*Prompt*: Leave the pictures out. Return all other data exactly.

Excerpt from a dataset
##########
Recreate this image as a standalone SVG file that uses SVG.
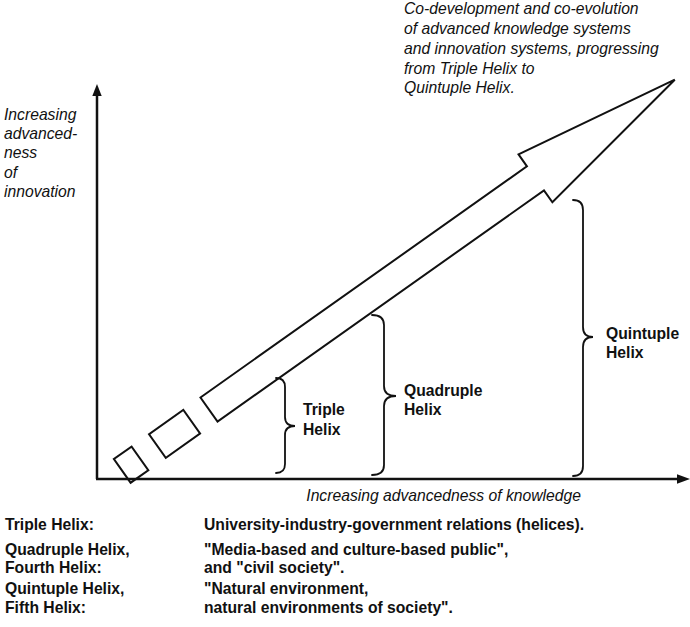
<svg xmlns="http://www.w3.org/2000/svg" width="690" height="627" viewBox="0 0 690 627">
<style>
  .it { font-family: "Liberation Sans", Arial, sans-serif; font-style: italic; font-size: 15.7px; fill: #111; }
  .bd { font-family: "Liberation Sans", Arial, sans-serif; font-weight: bold; font-size: 15.7px; fill: #111; }
  .ax { stroke: #111; stroke-width: 2.5; fill: none; }
  .shape { stroke: #111; stroke-width: 2; fill: none; stroke-linejoin: miter; }
  .brace { stroke: #111; stroke-width: 1.8; fill: none; stroke-linecap: round; }
</style>
<rect width="690" height="627" fill="#fff"/>

<g id="connectors">
  <line class="ax" x1="97" y1="479" x2="97" y2="94"/>
  <polygon points="97,84 92.3,96 101.7,96" fill="#111"/>
  <line class="ax" x1="96" y1="479" x2="679" y2="479"/>
  <polygon points="690,479 677,474.3 677,483.7" fill="#111"/>
</g>

<g id="y-axis-label">
  <text class="it" x="4" y="120">Increasing</text>
  <text class="it" x="4" y="139">advanced-</text>
  <text class="it" x="4" y="158">ness</text>
  <text class="it" x="4" y="177.5">of</text>
  <text class="it" x="4" y="196.5">innovation</text>
</g>

<g id="x-axis-label">
  <text class="it" x="581" y="501" text-anchor="end">Increasing advancedness of knowledge</text>
</g>

<g id="big-arrow" transform="translate(209,409.5) rotate(-35.3)">
  <polygon class="shape" points="0,-14.75 400,-14.75 400,-29.3 570.7,0 400,29.3 400,14.75 0,14.75"/>
  <rect class="shape" x="-63.2" y="-14.5" width="42" height="29"/>
  <rect class="shape" x="-106.3" y="-14.5" width="21.7" height="29"/>
</g>

<g id="arrow-label">
  <text class="it" x="404" y="14">Co-development and co-evolution</text>
  <text class="it" x="404" y="34">of advanced knowledge systems</text>
  <text class="it" x="404" y="54">and innovation systems, progressing</text>
  <text class="it" x="404" y="73.5">from Triple Helix to</text>
  <text class="it" x="404" y="93">Quintuple Helix.</text>
</g>

<g id="triple-helix">
  <path class="brace" d="M276,378 Q285,378 285,387 L285,417 Q285,426 295,426 Q285,426 285,435 L285,464 Q285,473 276,473"/>
  <text class="bd" x="303" y="415">Triple</text>
  <text class="bd" x="303" y="435">Helix</text>
</g>

<g id="quadruple-helix">
  <path class="brace" d="M372,315 Q384,315 384,325 L384,386 Q384,396 396,396 Q384,396 384,406 L384,465 Q384,475 372,475"/>
  <text class="bd" x="404" y="396">Quadruple</text>
  <text class="bd" x="404" y="415">Helix</text>
</g>

<g id="quintuple-helix">
  <path class="brace" d="M573,200 Q583,200 583,210 L583,327 Q583,337 593,337 Q583,337 583,347 L583,466 Q583,476 573,476"/>
  <text class="bd" x="606" y="339">Quintuple</text>
  <text class="bd" x="606" y="358">Helix</text>
</g>

<g id="legend">
  <text class="bd" x="5" y="530">Triple Helix:</text>
  <text class="bd" x="204" y="530">University-industry-government relations (helices).</text>
  <text class="bd" x="5" y="555">Quadruple Helix,</text>
  <text class="bd" x="5" y="573">Fourth Helix:</text>
  <text class="bd" x="204" y="555">"Media-based and culture-based public",</text>
  <text class="bd" x="204" y="573">and "civil society".</text>
  <text class="bd" x="5" y="594">Quintuple Helix,</text>
  <text class="bd" x="5" y="613">Fifth Helix:</text>
  <text class="bd" x="204" y="594">"Natural environment,</text>
  <text class="bd" x="204" y="613">natural environments of society".</text>
</g>
</svg>
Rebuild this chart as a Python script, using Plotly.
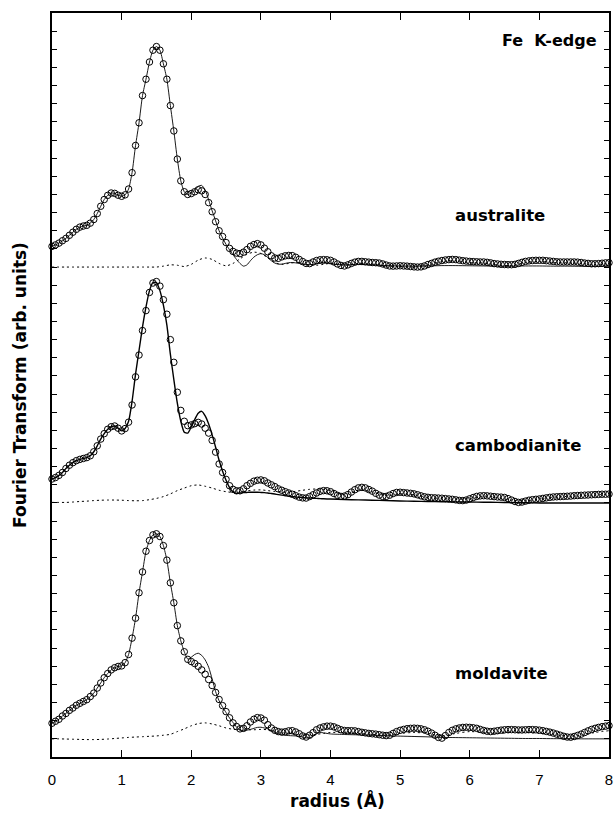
##########
*The answer*:
Recreate this image as a standalone SVG file that uses SVG.
<svg xmlns="http://www.w3.org/2000/svg" width="690" height="627" viewBox="0 0 690 627">
<style>
  .it { font-family: "Liberation Sans", Arial, sans-serif; font-style: italic; font-size: 15.7px; fill: #111; }
  .bd { font-family: "Liberation Sans", Arial, sans-serif; font-weight: bold; font-size: 15.7px; fill: #111; }
  .ax { stroke: #111; stroke-width: 2.5; fill: none; }
  .shape { stroke: #111; stroke-width: 2; fill: none; stroke-linejoin: miter; }
  .brace { stroke: #111; stroke-width: 1.8; fill: none; stroke-linecap: round; }
</style>
<rect width="690" height="627" fill="#fff"/>

<g id="connectors">
  <line class="ax" x1="97" y1="479" x2="97" y2="94"/>
  <polygon points="97,84 92.3,96 101.7,96" fill="#111"/>
  <line class="ax" x1="96" y1="479" x2="679" y2="479"/>
  <polygon points="690,479 677,474.3 677,483.7" fill="#111"/>
</g>

<g id="y-axis-label">
  <text class="it" x="4" y="120">Increasing</text>
  <text class="it" x="4" y="139">advanced-</text>
  <text class="it" x="4" y="158">ness</text>
  <text class="it" x="4" y="177.5">of</text>
  <text class="it" x="4" y="196.5">innovation</text>
</g>

<g id="x-axis-label">
  <text class="it" x="581" y="501" text-anchor="end">Increasing advancedness of knowledge</text>
</g>

<g id="big-arrow" transform="translate(209,409.5) rotate(-35.3)">
  <polygon class="shape" points="0,-14.75 400,-14.75 400,-29.3 570.7,0 400,29.3 400,14.75 0,14.75"/>
  <rect class="shape" x="-63.2" y="-14.5" width="42" height="29"/>
  <rect class="shape" x="-106.3" y="-14.5" width="21.7" height="29"/>
</g>

<g id="arrow-label">
  <text class="it" x="404" y="14">Co-development and co-evolution</text>
  <text class="it" x="404" y="34">of advanced knowledge systems</text>
  <text class="it" x="404" y="54">and innovation systems, progressing</text>
  <text class="it" x="404" y="73.5">from Triple Helix to</text>
  <text class="it" x="404" y="93">Quintuple Helix.</text>
</g>

<g id="triple-helix">
  <path class="brace" d="M276,378 Q285,378 285,387 L285,417 Q285,426 295,426 Q285,426 285,435 L285,464 Q285,473 276,473"/>
  <text class="bd" x="303" y="415">Triple</text>
  <text class="bd" x="303" y="435">Helix</text>
</g>

<g id="quadruple-helix">
  <path class="brace" d="M372,315 Q384,315 384,325 L384,386 Q384,396 396,396 Q384,396 384,406 L384,465 Q384,475 372,475"/>
  <text class="bd" x="404" y="396">Quadruple</text>
  <text class="bd" x="404" y="415">Helix</text>
</g>

<g id="quintuple-helix">
  <path class="brace" d="M573,200 Q583,200 583,210 L583,327 Q583,337 593,337 Q583,337 583,347 L583,466 Q583,476 573,476"/>
  <text class="bd" x="606" y="339">Quintuple</text>
  <text class="bd" x="606" y="358">Helix</text>
</g>

<g id="legend">
  <text class="bd" x="5" y="530">Triple Helix:</text>
  <text class="bd" x="204" y="530">University-industry-government relations (helices).</text>
  <text class="bd" x="5" y="555">Quadruple Helix,</text>
  <text class="bd" x="5" y="573">Fourth Helix:</text>
  <text class="bd" x="204" y="555">"Media-based and culture-based public",</text>
  <text class="bd" x="204" y="573">and "civil society".</text>
  <text class="bd" x="5" y="594">Quintuple Helix,</text>
  <text class="bd" x="5" y="613">Fifth Helix:</text>
  <text class="bd" x="204" y="594">"Natural environment,</text>
  <text class="bd" x="204" y="613">natural environments of society".</text>
</g>
</svg>
Rebuild this chart as a Python script, using Plotly.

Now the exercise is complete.